The exhibition presents the world premiere of Swan Lake 2025, alongside works from her two decade-long career. Together, they consider thresholds, transitions and power, memory and personal and collective consciousness. They think about the void, the suspended state during political and psychic change, where dreaming becomes possible, but which can also be subject to manipulation and control.
The exhibition is structured around the central work Swan Lake, a double-channel film composed from existing feature films from post-Soviet Central Asia. It seeks to capture the spirit of a period of immense transition in the region’s recent history — Perestroika — a time that remains a neglected part of collective experience. It was an era of upheaval, struggle, and survival: the collapse of an idea alongside an extreme pitch of hope, a time of losing ground, of liberation, grief, rage, and joy.
These years were marked by strange and iconic figures — the hypnotist Kashpirovsky, the legendary rock group Kino, and the ballet Swan Lake, which the vast Soviet Union broadcast on a continuous loop for almost 24 hours, while its citizens, unaware of what was unfolding, witnessed the disappearance of their country. Those hours became a ghostly overture to the collapse of the Soviet Union, signed away beyond the eyes of its people. The film is dedicated to the children of Perestroika, and to the forgotten films that captured the spirit of those turbulent times.
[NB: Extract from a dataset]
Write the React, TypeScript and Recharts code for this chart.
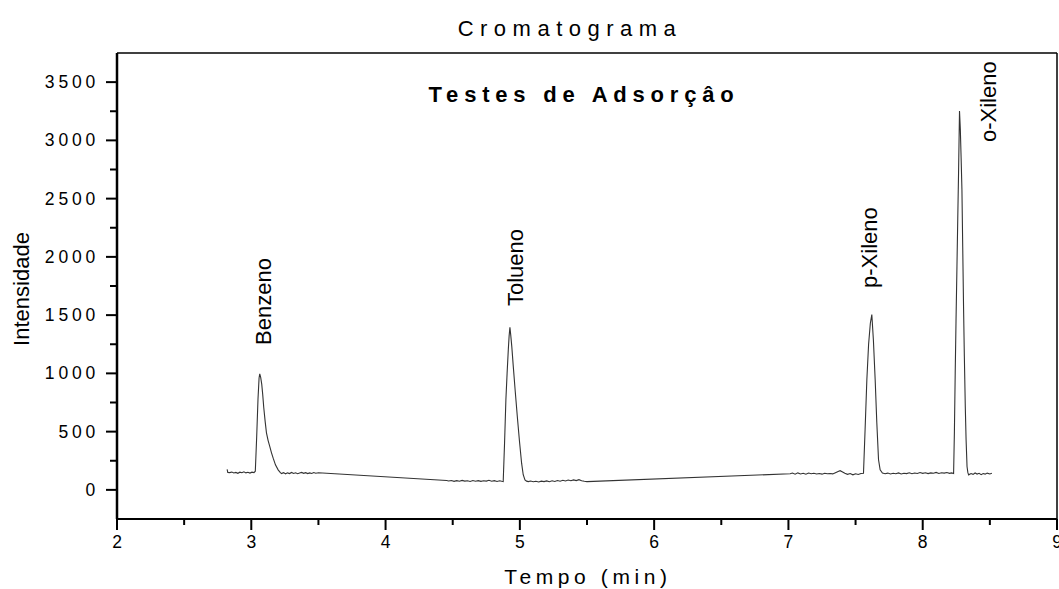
import React from 'react';
import { LineChart, Line, XAxis, YAxis, ReferenceLine, ReferenceDot } from 'recharts';

// Chromatogram trace (time in min, intensity)
const time = [
  2.82, 2.825, 2.84, 2.855, 2.87, 2.885, 2.9, 2.915, 2.93, 2.945, 2.96, 2.975, 2.99, 3.005, 3.02, 3.03,
  3.04, 3.05, 3.058, 3.063, 3.07, 3.078, 3.085, 3.093, 3.103, 3.113, 3.125, 3.138, 3.15, 3.163, 3.18, 3.2, 3.215, 3.225,
  3.24, 3.255, 3.27, 3.285, 3.3, 3.315, 3.33, 3.345, 3.36, 3.375, 3.39, 3.405, 3.42, 3.435, 3.45, 3.465, 3.48, 3.5,
  4.455,
  4.47, 4.49, 4.51, 4.53, 4.55, 4.57, 4.59, 4.61, 4.63, 4.65, 4.67, 4.69, 4.71, 4.73, 4.75, 4.77, 4.79, 4.81, 4.83, 4.85, 4.865, 4.876,
  4.886, 4.896, 4.905, 4.914, 4.92, 4.926, 4.932, 4.94, 4.951, 4.966, 4.981, 4.997, 5.013, 5.025, 5.038, 5.05, 5.063,
  5.08, 5.1, 5.12, 5.14, 5.16, 5.18, 5.2, 5.22, 5.24, 5.26, 5.28, 5.3, 5.32, 5.34, 5.36, 5.38, 5.4, 5.42, 5.44, 5.46, 5.48, 5.5,
  7.013,
  7.03, 7.05, 7.07, 7.09, 7.11, 7.13, 7.15, 7.17, 7.19, 7.21, 7.23, 7.25, 7.27, 7.29, 7.31, 7.33, 7.35, 7.37, 7.385, 7.4, 7.42, 7.44, 7.46, 7.48, 7.5, 7.52, 7.54, 7.559,
  7.571, 7.584, 7.597, 7.61, 7.621, 7.633, 7.646, 7.658, 7.671, 7.683, 7.7, 7.72,
  7.74, 7.76, 7.78, 7.8, 7.82, 7.84, 7.86, 7.88, 7.9, 7.92, 7.94, 7.96, 7.98, 8.0, 8.02, 8.04, 8.06, 8.08, 8.1, 8.12, 8.14, 8.16, 8.18, 8.2, 8.215, 8.23,
  8.236, 8.242, 8.248, 8.255, 8.261, 8.267, 8.274, 8.28, 8.286, 8.292, 8.298, 8.304, 8.31, 8.317, 8.323, 8.33, 8.336, 8.342,
  8.36, 8.375, 8.39, 8.405, 8.42, 8.435, 8.45, 8.465, 8.48, 8.5, 8.515,
];
const intensity = [
  175, 150, 148, 153, 145, 150, 142, 152, 147, 155, 146, 151, 144, 152, 148, 160,
  450, 780, 960, 995, 965, 905, 820, 705, 590, 490, 425, 372, 320, 272, 215, 172, 150, 140,
  148, 138, 146, 140, 150, 141, 147, 139, 145, 150, 142, 148, 140, 146, 141, 149, 143, 147,
  80,
  76, 80, 73, 79, 74, 81, 75, 78, 72, 80, 74, 79, 73, 78, 75, 82, 74, 79, 72, 78, 74, 72,
  400, 774, 1000, 1204, 1320, 1396, 1330, 1230, 1060, 840, 630, 420, 229, 130, 86, 75, 71,
  76, 70, 74, 68, 75, 71, 77, 70, 78, 72, 80, 74, 82, 76, 84, 78, 86, 80, 88, 79, 74, 71,
  138,
  144, 135, 146, 137, 143, 134, 145, 138, 142, 136, 141, 135, 143, 138, 140, 137, 148, 158, 165, 155, 142, 133, 140, 129, 138, 132, 141, 143,
  520, 946, 1250, 1430, 1505, 1280, 946, 580, 258, 172, 145, 138,
  144, 136, 142, 138, 146, 137, 143, 140, 147, 139, 145, 141, 149, 142, 147, 140, 146, 143, 150, 141, 147, 144, 149, 142, 146, 140,
  500, 1003, 1450, 1920, 2330, 2726, 3253, 3100, 2850, 2580, 2080, 1576, 1150, 716, 430, 200, 150, 129,
  140, 133, 145, 136, 142, 131, 140, 135, 144, 137, 143,
];

const xTicks = [2, 2.5, 3, 3.5, 4, 4.5, 5, 5.5, 6, 6.5, 7, 7.5, 8, 8.5, 9];
const yTicks = [0, 250, 500, 750, 1000, 1250, 1500, 1750, 2000, 2250, 2500, 2750, 3000, 3250, 3500];
const xDomain = [2, 9];
const yDomain = [-250, 3750];

const peakNames = ['Benzeno', 'Tolueno', 'p-Xileno', 'o-Xileno'];
const peakLabelTime = [3.15, 5.023, 7.662, 8.548];
const peakLabelIntensity = [1244, 1578, 1733, 2986];

const chartTitle = 'Cromatograma';
const innerTitle = 'Testes de Adsorçâo';
const xLabel = 'Tempo (min)';
const yLabel = 'Intensidade';

const data = time.map((t, i) => ({ t, v: intensity[i] }));
const FONT = '"Liberation Sans", Arial, Helvetica, sans-serif';

const XTick = (props: any) => {
  const { x, y, payload } = props;
  const major = Number.isInteger(payload.value);
  return (
    <g>
      <line x1={x} x2={x} y1={y} y2={y + (major ? 11 : 6)} stroke="#000" strokeWidth={2} />
      {major && (
        <text x={x} y={y + 29} textAnchor="middle" fontSize={17.5} fontFamily={FONT} fill="#000">
          {payload.value}
        </text>
      )}
    </g>
  );
};

const YTick = (props: any) => {
  const { x, y, payload } = props;
  const major = payload.value % 500 === 0;
  return (
    <g>
      <line x1={x - (major ? 11 : 7)} x2={x} y1={y} y2={y} stroke="#000" strokeWidth={2} />
      {major && (
        <text x={x - 18} y={y + 6} textAnchor="end" fontSize={17.5} letterSpacing={3.8} fontFamily={FONT} fill="#000">
          {payload.value}
        </text>
      )}
    </g>
  );
};

const PeakLabel = (name: string) => (props: any) => {
  const { cx, cy } = props;
  return (
    <text
      x={cx}
      y={cy}
      transform={`rotate(-90, ${cx}, ${cy})`}
      textAnchor="start"
      fontSize={22}
      fontFamily={FONT}
      fill="#000"
    >
      {name}
    </text>
  );
};

export default function App() {
  return (
    <div style={{ position: 'absolute', left: 0, top: 0, width: 1059, height: 589, background: '#fff' }}>
      <LineChart width={1059} height={589} data={data} margin={{ top: 53, right: 2, bottom: 0, left: 0 }}>
        <XAxis
          dataKey="t"
          type="number"
          domain={xDomain}
          ticks={xTicks}
          interval={0}
          height={70}
          tickSize={0}
          tickMargin={0}
          tickLine={false}
          tick={XTick}
          axisLine={{ stroke: '#000', strokeWidth: 2 }}
          allowDataOverflow
        />
        <YAxis
          type="number"
          domain={yDomain}
          ticks={yTicks}
          interval={0}
          width={117}
          tickSize={0}
          tickMargin={0}
          tickLine={false}
          tick={YTick}
          axisLine={{ stroke: '#000', strokeWidth: 2.5 }}
          allowDataOverflow
        />
        <ReferenceLine y={3750} stroke="#000" strokeWidth={1.5} ifOverflow="visible" />
        <ReferenceLine x={9} stroke="#000" strokeWidth={1.5} ifOverflow="visible" />
        <Line
          dataKey="v"
          type="linear"
          stroke="#333"
          strokeWidth={1.1}
          dot={false}
          activeDot={false}
          isAnimationActive={false}
        />
        {peakNames.map((name, i) => (
          <ReferenceDot
            key={name}
            x={peakLabelTime[i]}
            y={peakLabelIntensity[i]}
            r={0}
            ifOverflow="visible"
            shape={PeakLabel(name)}
          />
        ))}
      </LineChart>
      <svg
        width={1059}
        height={589}
        style={{ position: 'absolute', left: 0, top: 0, pointerEvents: 'none' }}
      >
        <text x={570} y={36} textAnchor="middle" fontSize={22} letterSpacing={6.5} fontFamily={FONT} fill="#000">
          {chartTitle}
        </text>
        <text x={584} y={102} textAnchor="middle" fontSize={22} fontWeight="bold" letterSpacing={5.8} fontFamily={FONT} fill="#000">
          {innerTitle}
        </text>
        <text x={588} y={584} textAnchor="middle" fontSize={21} letterSpacing={4.6} fontFamily={FONT} fill="#000">
          {xLabel}
        </text>
        <text x={29} y={289} transform="rotate(-90, 29, 289)" textAnchor="middle" fontSize={22} fontFamily={FONT} fill="#000">
          {yLabel}
        </text>
      </svg>
    </div>
  );
}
Spanning film, sound, installation and sculpture, Ismailova often uses archival footage alongside striking iconography and hypnotic narratives that trace the loss marked by successive regime change to the spirit.
For All At Last Return opens at Baltic Centre for Contemporary Art on Saturday 8 November and runs until 7 June 2026. The exhibition is curated by Emma Dean, Senior Curator, with Amani Mitha, Assistant Curator.
An exhibition of the work of Saodat Ismailova entitled Midnight Sun, also opens at Baltic Centre for Contemporary Art on Saturday 8 November and runs until 7 June 2026.